Does this mean that we need to make all other float optimizations in LLVM do the same?

for example, we cannot optimize fmul(x, 1) to x, we must optimize it to fcanonicalize(x), right? thus preventing pretty much all float optimizations, since presumably that will act as a barrier.

IEEE 754 rules are that everything canonicalizes except bitwise operations (copy, abs, negate, copysign) and decimal re-encoding operations (which you don't care about).

Does this mean that we need to make all other float optimizations in LLVM do the same?

for example, we cannot optimize fmul(x, 1) to x, we must optimize it to fcanonicalize(x), right? thus preventing pretty much all float optimizations, since presumably that will act as a barrier.

Also related is D37999. Is it OK to universally constant fold some subset of canonicalizes?

IEEE 754 rules are that everything canonicalizes except bitwise operations (copy, abs, negate, copysign) and decimal re-encoding operations (which you don't care about).

Does this mean that we need to make all other float optimizations in LLVM do the same?

for example, we cannot optimize fmul(x, 1) to x, we must optimize it to fcanonicalize(x), right? thus preventing pretty much all float optimizations, since presumably that will act as a barrier.

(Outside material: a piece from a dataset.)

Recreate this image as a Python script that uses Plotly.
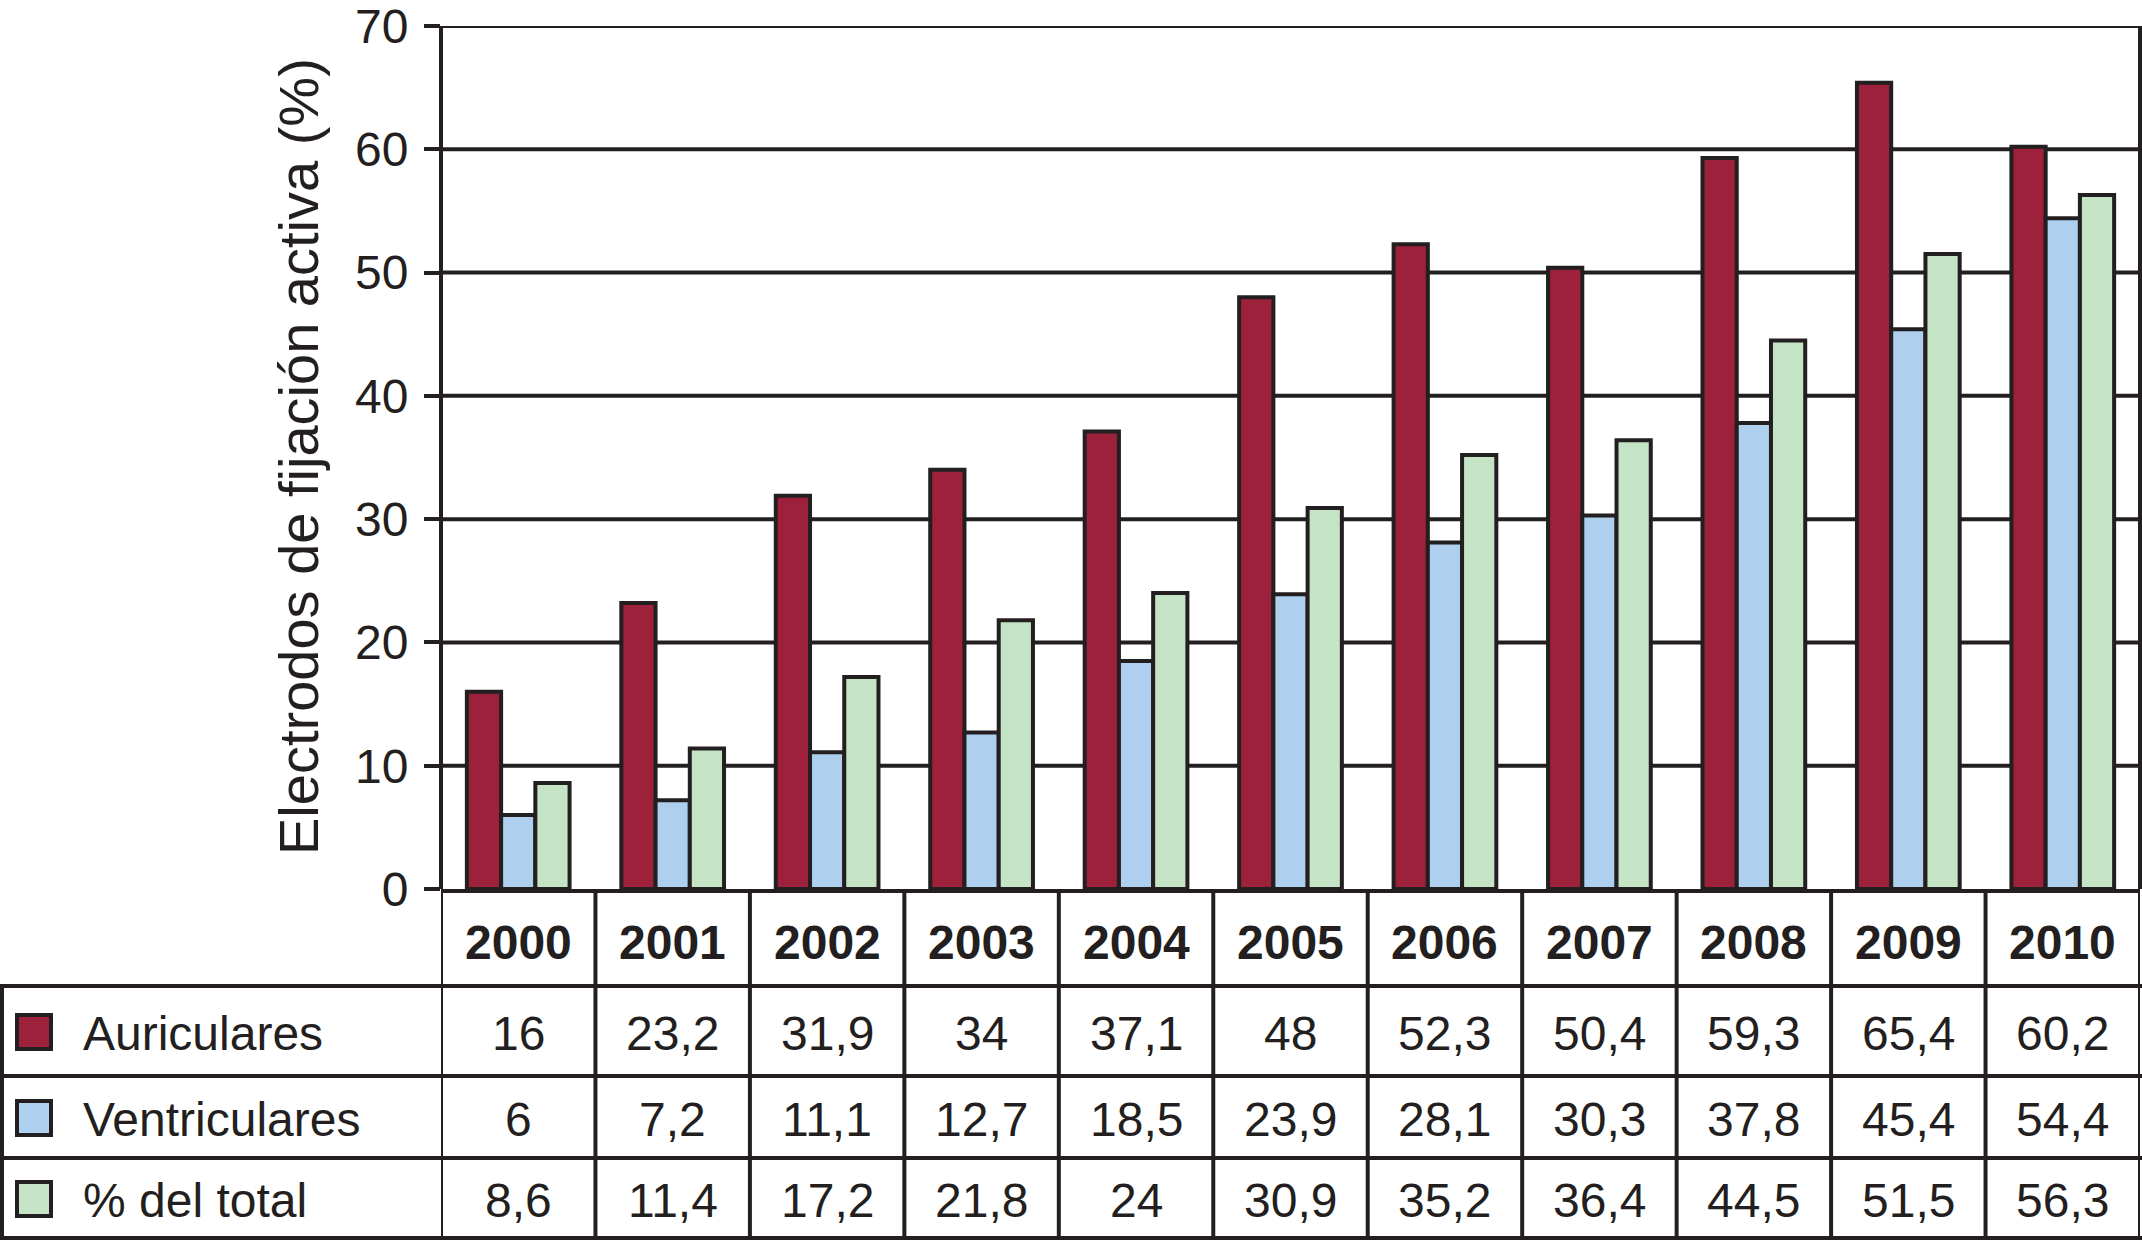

Well, so far we're saved by the fact that there are no non-canonical floats or doubles in IEEE 754 (platforms that treat denorms as non-canonical zeros are already outside IEEE 754, so do whatever you like). Non-canonical encodings *do* exist for float80, but they canonicalize if you look at them funny, so it hasn't been a problem.

If we want to get this really formally right at some point, then yes, fmul(x,1) would become fcanonicalize(x), which would usually be consumed into whatever consumes the result of the multiply, because everything except the aforementioned functions is described in terms of canonicalized inputs.

Regardless of semantics, this patch almost surely causes a major problem for us.

I originally added fcanonicalize for the purpose of our numerics folks, who wanted to be able to force canonicalizations in numerics tests and so forth. It was meant to be a "dumb intrinsic" that would just blindly emit a no-op float instruction to force canonicalization of the input.

If we start emitting fcanonicalize all over the place in instcombine, it's going to destroy our codegen quality and significantly increase instruction count.

Do we really need to do this for the sake of float80 or something?

We also don't have optimizations now to eliminate canonicalizes when they are redundant, but could add them

Even if they're not redundant, it's something we still don't want.

For example: imagine a function that takes two input texture reads, takes the max, and stores that. On our arch, that wouldn't canonicalize, so we would be forced to insert an additional arithmetic instruction for every single "max", doubling the amount of math in the function.